Other than that, there were two characters who were done away with too easily, considering they had some amount of buildup (in one case significant buildup through a great portion of the story). This one mutilated guy who was running a fortress, who only had one arm, who seemed quite threatening, who had been through many battles in the past, just gets killed instantly the first moment he steps into battle (buy raggedy ass old demon-possessed lady no less). Plus how the issue of this big-ass dragon is resolved in the end. It’s like the writer just decided, “Uh, I’m not sure how to resolve this climactic moment, so I’ll just do this because it seems right, clear explanation be damned.” I mean, the author may have known where the story was going to go and how it was going to end, but it sure seemed like he was struggling to resolve a couple conflicts and deaths in a satisfactory manner (not to mention the mountain lion isn’t really given an epilogue, which it really should’ve).

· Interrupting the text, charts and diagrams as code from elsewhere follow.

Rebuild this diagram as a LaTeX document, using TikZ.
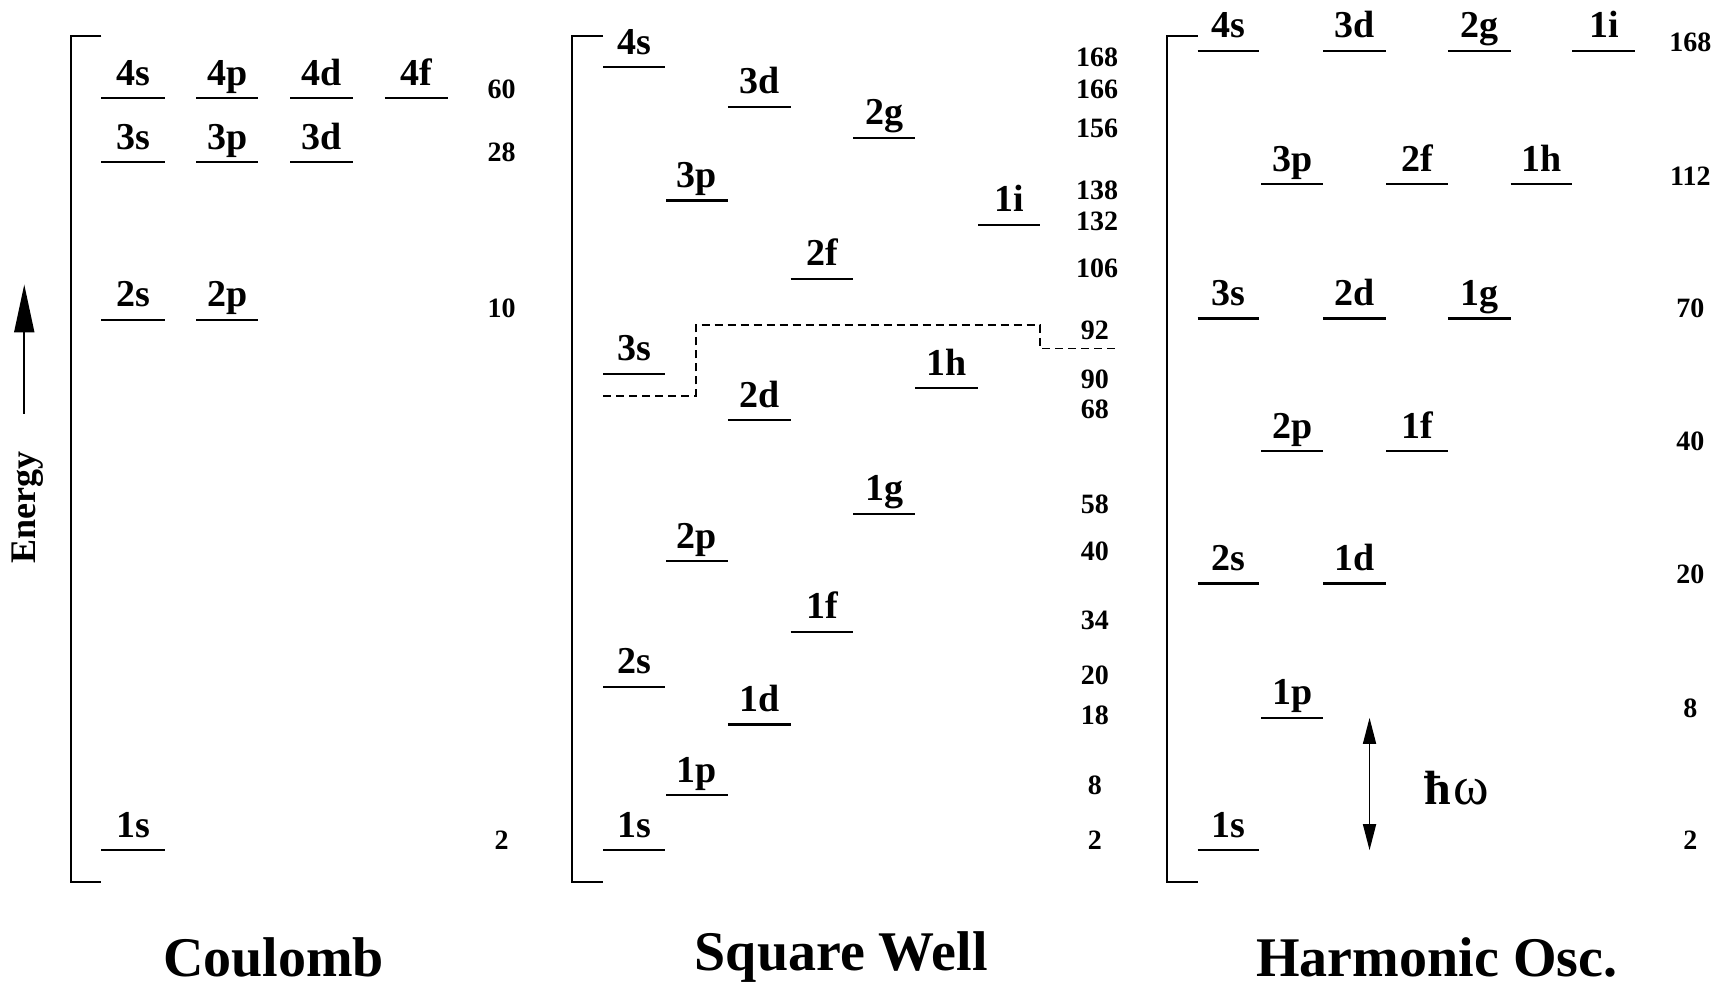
\documentclass[tikz,border=0pt]{standalone}
\usepackage{fontspec}
\setmainfont{Liberation Serif}
\usetikzlibrary{arrows.meta}
\tikzset{
  levline/.style={line width=2.4pt},
  lbl/.style={font=\fontsize{38}{40}\selectfont\bfseries, anchor=base, yshift=13pt, inner sep=0pt},
  num/.style={font=\fontsize{28}{30}\selectfont\bfseries, inner sep=0pt},
  ttl/.style={font=\fontsize{56}{60}\selectfont\bfseries, inner sep=0pt},
  brk/.style={line width=2pt},
  dline/.style={line width=1.8pt, dash pattern=on 8pt off 5pt},
}
\newcommand{\lvl}[5]{\draw[levline] (#2,#4) -- (#3,#4) node[midway, lbl] (#1) {#5};}
\begin{document}
\begin{tikzpicture}[x=1.1027pt, y=-1.1027pt]
\useasboundingbox (0,0) rectangle (1568,895);

% ---------------- Coulomb ----------------
\draw[brk] (92,33) -- (64,33) -- (64,800) -- (92,800);
\lvl{c4s}{92}{150}{89}{4s}
\lvl{c4p}{178}{234}{89}{4p}
\lvl{c4d}{263}{320}{89}{4d}
\lvl{c4f}{349}{406}{89}{4f}
\lvl{c3s}{92}{150}{147}{3s}
\lvl{c3p}{178}{234}{147}{3p}
\lvl{c3d}{263}{320}{147}{3d}
\lvl{c2s}{92}{150}{290}{2s}
\lvl{c2p}{178}{234}{290}{2p}
\lvl{c1s}{92}{150}{771}{1s}
\node[num] (cn60) at (455,81) {60};
\node[num] (cn28) at (455,138) {28};
\node[num] (cn10) at (455,280) {10};
\node[num] (cn2) at (455,762) {2};
\coordinate (ebot) at (22,375);
\coordinate (etop) at (22,258);
\draw[line width=2pt, -{Triangle[length=48pt,width=20pt]}] (ebot) -- (etop);
\node[rotate=90, font=\fontsize{36}{38}\selectfont\bfseries, inner sep=0pt] (energy) at (25,460) {Energy};
\node[ttl] (tcoul) at (248,868) {Coulomb};

% ---------------- Square Well ----------------
\draw[brk] (547,33) -- (519,33) -- (519,800) -- (547,800);
\lvl{s4s}{547}{603}{61}{4s}
\lvl{s3d}{660}{717}{97}{3d}
\lvl{s2g}{774}{830}{125}{2g}
\lvl{s3p}{604}{660}{182}{3p}
\lvl{s1i}{887}{943}{204}{1i}
\lvl{s2f}{717}{774}{253}{2f}
\lvl{s3s}{547}{603}{339}{3s}
\lvl{s1h}{830}{887}{352}{1h}
\lvl{s2d}{660}{717}{381}{2d}
\lvl{s1g}{774}{830}{466}{1g}
\lvl{s2p}{604}{660}{509}{2p}
\lvl{s1f}{717}{774}{573}{1f}
\lvl{s2s}{547}{603}{623}{2s}
\lvl{s1d}{660}{717}{657}{1d}
\lvl{s1p}{604}{660}{721}{1p}
\lvl{s1s}{547}{603}{771}{1s}
\draw[dline] (547,359) -- (631,359) -- (631,295) -- (943,295) -- (943,316) -- (1015,316);
\node[num] (sn168) at (995,52) {168};
\node[num] (sn166) at (995,81) {166};
\node[num] (sn156) at (995,116) {156};
\node[num] (sn138) at (995,173) {138};
\node[num] (sn132) at (995,201) {132};
\node[num] (sn106) at (995,243) {106};
\node[num] (sn92) at (993,300) {92};
\node[num] (sn90) at (993,344) {90};
\node[num] (sn68) at (993,371) {68};
\node[num] (sn58) at (993,457) {58};
\node[num] (sn40) at (993,500) {40};
\node[num] (sn34) at (993,563) {34};
\node[num] (sn20) at (993,612) {20};
\node[num] (sn18) at (993,649) {18};
\node[num] (sn8) at (993,712) {8};
\node[num] (sn2) at (993,762) {2};
\node[ttl] (tsq) at (763,868) {Square Well};

% ---------------- Harmonic Oscillator ----------------
\draw[brk] (1086,33) -- (1058,33) -- (1058,800) -- (1086,800);
\lvl{h4s}{1086}{1142}{46}{4s}
\lvl{h3d}{1200}{1257}{46}{3d}
\lvl{h2g}{1313}{1370}{46}{2g}
\lvl{h1i}{1426}{1483}{46}{1i}
\lvl{h3p}{1144}{1200}{167}{3p}
\lvl{h2f}{1257}{1313}{167}{2f}
\lvl{h1h}{1370}{1426}{167}{1h}
\lvl{h3s}{1086}{1142}{289}{3s}
\lvl{h2d}{1200}{1257}{289}{2d}
\lvl{h1g}{1313}{1370}{289}{1g}
\lvl{h2p}{1144}{1200}{409}{2p}
\lvl{h1f}{1257}{1313}{409}{1f}
\lvl{h2s}{1086}{1142}{529}{2s}
\lvl{h1d}{1200}{1257}{529}{1d}
\lvl{h1p}{1144}{1200}{651}{1p}
\lvl{h1s}{1086}{1142}{771}{1s}
\node[num] (hn168) at (1533,38) {168};
\node[num] (hn112) at (1533,160) {112};
\node[num] (hn70) at (1533,280) {70};
\node[num] (hn40) at (1533,400) {40};
\node[num] (hn20) at (1533,521) {20};
\node[num] (hn8) at (1533,642) {8};
\node[num] (hn2) at (1533,762) {2};
\coordinate (hwtop) at (1242,651);
\coordinate (hwbot) at (1242,771);
\draw[line width=1.6pt, {Triangle[length=26pt,width=13pt]}-{Triangle[length=26pt,width=13pt]}] (hwtop) -- (hwbot);
\node[inner sep=0pt] (hw) at (1321,715) {{\fontsize{48}{50}\selectfont\bfseries ħ}\,{\fontsize{54}{56}\selectfont ω}};
\node[ttl] (tho) at (1303,868) {Harmonic Osc.};
\end{tikzpicture}
\end{document}
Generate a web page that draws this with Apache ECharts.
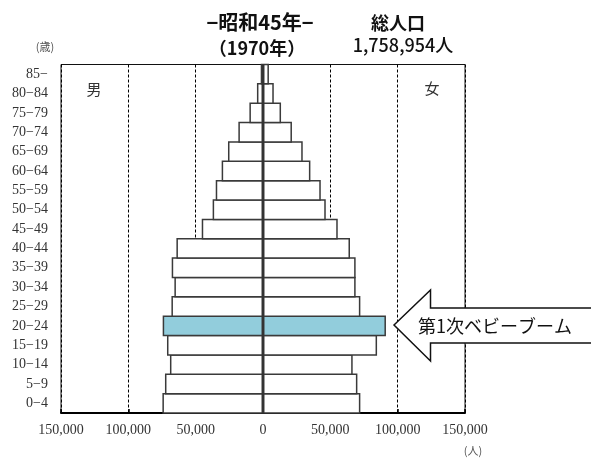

In fact, the only individual whose full arc got satisfactorily completed, from when he’s first introduced to when he meets his demise, is this big-ass rat that gets its arm cut off early on. Out of everyone in the story, he’s the only one who had the most satisfying conclusion. A creature who does become a tragic figure when it becomes obvious in his final moments that he wishes for death because of what he, and his other rat creatures, have become when they became slaves to the main villain. In fact, he’s the only one that deal any significant blows to the protagonists. Aside from him, the only other character that I considered a serious threat in the story is that Roque Jaw lion, and that’s it. And yeah, they came off as bigger threats than miss demon possessed scarecrow.
And the last images of the comic didn’t really leave a good lasting impression on me. It went for a, “ho-hum, off we go as we have been normally since before all we began,” note to end the whole thing on. Rubbish.
There is fun to be had in this comic. And if I’m being honest, it was worth reading through the whole thing. There’s just too many flaws for this to be worth a significant purchase. I can’t in good conscience recommend this, because there’s better fantasy comics out there to read instead of this. Like ElfQuest.